I like books about productivity/leadership/authenticity, so I think this will be an enjoyable category. Right now, I’m looking at Tribe of Mentors: Short Life Advice from the Best in the World by Tim Ferris. I find Tim Ferris to be kind of offputting, but there’s no denying his success. He interviews some of the most influential and successful people across a wide range of industries and asks them a series of questions such as “what purchase of $100 or less has positively influenced your life in the last year?” and “do you have a favorite failure of yours?"

A Novel By a Trans or Nonbinary Author

I think I’ll go with The City in the Middle of the Night by Charlie Jane Anders for this one. It comes out on Tuesday and is science fiction/speculative fiction about life on a dying planet that has one side with permanent night and one with endless sunshine.

A Book Written in Prison

The Autobiography of Gucci Mane. Seems like a random pick, but I’ve seen a ton of great reviews about it and Roxane Gay’s review of it amused me.

A Comic by a LGBTQIA Creator

The Chilling Adventures of Sabrina by Roberto Aguirre-Sacasa.
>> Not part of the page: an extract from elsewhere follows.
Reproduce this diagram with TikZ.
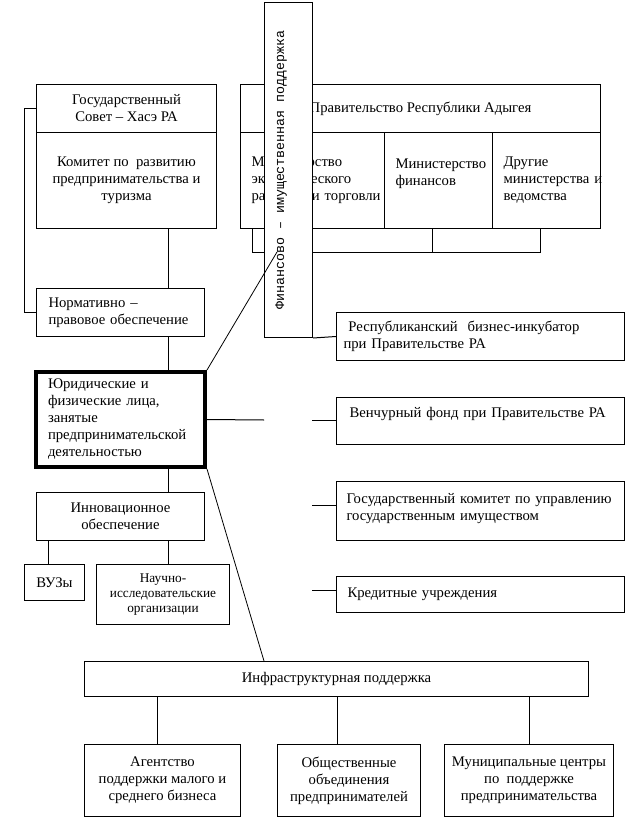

I loved Sabrina the Teenage Witch growing up and definitely want to start on the new Netflix adaptation. I was also a huge fan of Archie comics when I was young and I think I’ll like the author’s vibe.

A Children’s or Middle Grade Book (not YA) That Has Won a Diversity Award Since 2009

A Few Red Drops by Claire Hartfield. In 1919 Chicago, five black youths went swimming in Lake Michigan, unintentionally floating close to the "white" beach. An angry white man began throwing stones at the boys, striking and killing one. This won the Coretta Scott King Book Awards for 2019. I had to pick it up, with Chicago being my city.

A Self-Published Book

So this might not necessarily be in the spirit of the challenge, but A Christmas Carol by Charles Dickens was originally self published. He was desperate to make money and paid to have his book printed. I’m counting it.

A Collection of Poetry Published Since 2014

I used to really like poetry in high school and I hope to get back into it. I’ve seen Milk and Honey by Rupi Kaur everywhere so figured I might start there.

What’s everyone else reading for the Book RIot Read Harder Challenge??